Artemis, by contrast, is built around sustainability and long-term presence. The program includes plans for the Lunar Gateway, a permanent space station in lunar orbit that will serve as a staging point for multiple missions. This approach emphasizes reusable components, in-situ resource utilization, and the establishment of permanent lunar infrastructure.
International Collaboration
Apollo was primarily a unilateral American effort, with minimal international involvement. The program’s success depended largely on American technological prowess, manufacturing capacity, and financial resources. While some international cooperation existed, it was limited in scope and significance.

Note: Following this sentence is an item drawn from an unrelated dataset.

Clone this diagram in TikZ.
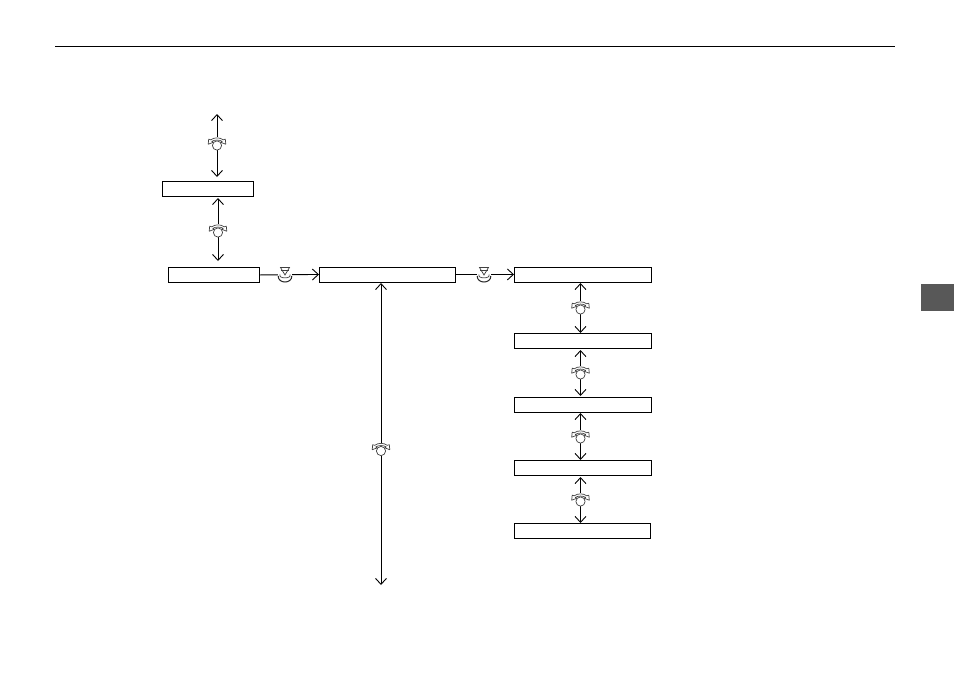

Artemis represents a fundamentally different approach, built on extensive international partnerships. The program includes contributions from space agencies across multiple continents, including the European Space Agency (ESA), Japan Aerospace Exploration Agency (JAXA), and Canadian Space Agency (CSA). This collaborative approach not only distributes costs and risks but also leverages the best technologies and expertise from around the world.
Safety and Risk Management Evolution
The approach to safety and risk management has evolved considerably between the two programs. Apollo accepted relatively high levels of risk in pursuit of rapid achievement. While safety was certainly a concern, the program’s aggressive timeline and political imperatives meant that some risks were deemed acceptable that would be unthinkable today.
Modern Artemis missions incorporate decades of lessons learned from both successes and failures in human spaceflight. The program emphasizes redundant systems, extensive testing, and abort capabilities at every stage of the mission. The Orion spacecraft features a launch abort system that can safely extract the crew compartment from a failing rocket at any point during ascent—a capability that Apollo lacked during certain phases of launch.
Propulsion and Transportation Systems
The rocket technology powering these missions represents another area of significant advancement. The Saturn V, Apollo’s workhorse, was a marvel of 1960s engineering but represented a relatively straightforward approach to rocket design. It was a expendable, single-use system optimized for maximum payload capacity.
The Space Launch System (SLS) powering Artemis missions incorporates modern engine technology, advanced materials, and improved manufacturing techniques. More importantly, the broader Artemis architecture includes partnerships with commercial providers like SpaceX, whose reusable Falcon Heavy and future Starship systems represent revolutionary approaches to space transportation cost and efficiency.
Scientific Objectives and Capabilities
While Apollo’s primary objective was demonstration of technological and national superiority, Artemis is driven by scientific discovery and exploration. Apollo’s scientific activities, while groundbreaking, were somewhat limited by time constraints and the primary focus on simply reaching the Moon safely.
Artemis missions are designed with extensive scientific objectives, including the search for water ice at the lunar south pole, detailed geological surveys, and the establishment of research facilities for long-term studies. The program also serves as a stepping stone for future Mars exploration, with technologies and procedures being tested specifically for their applicability to longer-duration deep space missions.
Looking Forward: The Legacy of Change
The transformation from Apollo to Artemis reflects not just technological advancement, but a fundamental shift in how humanity approaches space exploration. Where Apollo was about proving what was possible, Artemis is about building the foundation for permanent human presence beyond Earth. This evolution represents the maturation of space exploration from a demonstration of capability to a sustainable expansion of human civilization into the solar system.